朝目覚めたヘレンは、自分が最愛の夫と、生まれたその日から生涯親友だった弟を相次いで失ったのだと、全身で感じた。

時間は5時。30年間、夫と暗黙の約束事だった、早朝の散歩デート。夫を失っても尚、身体は覚えていた。もちろん結婚生活は二人にしか分からない試練があったのだが、どんな喧嘩をしても、この30年間、ヘレンは夫と散歩をし続けた。弟を失った翌日も、夫はヘレンを傍らでささえ、そして共に散歩に行った。

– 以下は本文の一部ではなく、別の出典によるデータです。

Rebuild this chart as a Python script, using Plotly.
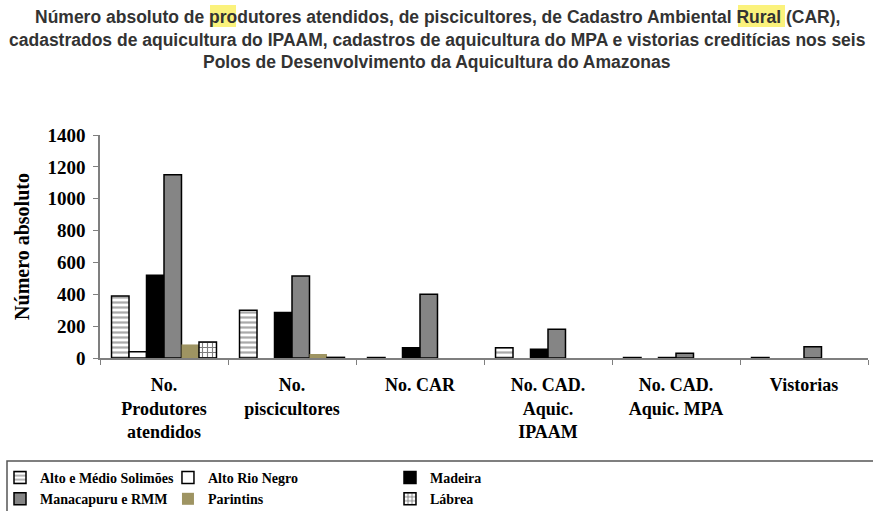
import plotly.graph_objects as go

categories = ["No.<br>Produtores<br>atendidos", "No.<br>piscicultores", "No. CAR",
              "No. CAD.<br>Aquic.<br>IPAAM", "No. CAD.<br>Aquic. MPA", "Vistorias"]

alto_medio = [390, 300, 3, 65, 3, 3]
alto_rio_negro = [40, None, None, None, None, None]
madeira = [520, 285, 65, 55, 3, None]
manacapuru = [1150, 515, 400, 180, 30, 70]
parintins = [85, 25, None, None, None, None]
labrea = [100, 4, None, None, None, None]

y_ticks = [0, 200, 400, 600, 800, 1000, 1200, 1400]

title_lines = [
    "Número absoluto de produtores atendidos, de piscicultores, de Cadastro Ambiental Rural (CAR),",
    "cadastrados de aquicultura do IPAAM, cadastros de aquicultura do MPA e vistorias creditícias nos seis",
    "Polos de Desenvolvimento da Aquicultura do Amazonas",
]

serif = "Liberation Serif"
line_black = dict(color="black", width=1.5)

series = [
    ("Alto e Médio Solimões", alto_medio,
     dict(color="white", line=line_black,
          pattern=dict(shape="-", fgcolor="#555555", bgcolor="white", size=5, solidity=0.45)), "legend"),
    ("Manacapuru e RMM", manacapuru, dict(color="#858585", line=line_black), "legend"),
    ("Alto Rio Negro", alto_rio_negro, dict(color="white", line=line_black), "legend2"),
    ("Parintins", parintins, dict(color="#9e9462", line=dict(width=0)), "legend2"),
    ("Madeira", madeira, dict(color="black", line=line_black), "legend3"),
    ("Lábrea", labrea,
     dict(color="white", line=line_black,
          pattern=dict(shape="+", fgcolor="black", bgcolor="white", size=5, solidity=0.4)), "legend3"),
]
order = ["Alto e Médio Solimões", "Alto Rio Negro", "Madeira", "Manacapuru e RMM", "Parintins", "Lábrea"]
smap = {s[0]: s for s in series}

fig = go.Figure()
for name in order:
    n, vals, marker, leg = smap[name]
    fig.add_trace(go.Bar(name=n, x=categories, y=vals, marker=marker, legend=leg))

legend_common = dict(orientation="v", yref="container", yanchor="top", y=(511 - 462) / 511,
                     xanchor="left",
                     font=dict(family=serif, size=14, color="black", weight="bold"),
                     bgcolor="rgba(0,0,0,0)", itemwidth=30, tracegroupgap=0)

fig.update_layout(
    width=873, height=511,
    margin=dict(l=100, r=5, t=135, b=153),
    paper_bgcolor="white", plot_bgcolor="white",
    barmode="group", bargap=0.18, bargroupgap=0,
    showlegend=True,
    legend=dict(**legend_common, x=-0.139),
    legend2=dict(**legend_common, x=0.0885),
    legend3=dict(**legend_common, x=0.3776),
    font=dict(family=serif, color="black"),
    xaxis=dict(showline=True, linecolor="#7f7f7f", linewidth=1.5, automargin=False,
               tickson="boundaries", ticks="outside", ticklen=5, tickcolor="#7f7f7f",
               ticklabelstandoff=10,
               tickfont=dict(family=serif, size=18, color="black", weight="bold"),
               showgrid=False),
    yaxis=dict(range=[0, 1400], tickvals=y_ticks, showline=True, linecolor="#7f7f7f", linewidth=1.5,
               automargin=False,
               ticks="outside", ticklen=5, tickcolor="#7f7f7f", showgrid=False, zeroline=False,
               ticklabelstandoff=4,
               tickfont=dict(family=serif, size=19, color="black", weight="bold"),
               title=dict(text="Número absoluto", standoff=12,
                          font=dict(family=serif, size=20, color="black", weight="bold"))),
)

# title highlights
for x0p, x1p in [(210, 236), (738, 785)]:
    fig.add_shape(type="rect", xref="paper", yref="paper",
                  x0=(x0p - 100) / 768, x1=(x1p - 100) / 768,
                  y0=(358 - 27) / 223, y1=(358 - 5) / 223,
                  fillcolor="#fbf27c", line=dict(width=0), layer="below")

# title lines
for txt, ypix in zip(title_lines, [17, 40, 62]):
    fig.add_annotation(text=txt, xref="paper", yref="paper",
                       x=(437 - 100) / 768, y=(358 - ypix) / 223,
                       showarrow=False, xanchor="center", yanchor="middle",
                       font=dict(family="Liberation Sans", size=17.5, color="#333333", weight="bold"))

# legend frame
fig.add_shape(type="rect", xref="paper", yref="paper",
              x0=(7 - 100) / 768, x1=(880 - 100) / 768,
              y0=(358 - 520) / 223, y1=(358 - 461) / 223,
              line=dict(color="#555555", width=1.5), fillcolor="rgba(0,0,0,0)")

fig.write_html("out.html", config={"displayModeBar": False},
               post_script="document.body.style.margin='0';")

夫を失ったのは、その翌々日だった。あまりにも突然すぎる死。もう二度と、夫を肌で感じる事も、声を聞くことも、一緒に散歩に行くこともできないのだ。ヘレンは絶望の中にいた。その日は、夫の葬儀の日だった。時間の秒針の音しか聞こえない静寂の中で、ヘレンは自身に問い掛けた。「ベットから起きあがり、散歩へ行くか?行かないか?」真っ暗闇からは、何の答えも与えられなかった。しかし、ヘレンはベットから起きあがり、軽く支度をしてから歩く選択をした。「歩こう。今日が日常になるのだから」と。

それから20年。ヘレンは私の目を見て微笑みながら話をした。「私があれから20年も元気にここにいるのは、最愛の人を失った翌日でも尚、進む道を選んだからよ。」

私がヘレンに出会ったのは、生涯学習講座の一環で行う、カメラデザイン教室でだ。美しいヘレンは、70歳を越えても生涯学習に熱心である。そして、どんなに大きな壁にぶち当たったとしても、明るく前向きに全力で生きている。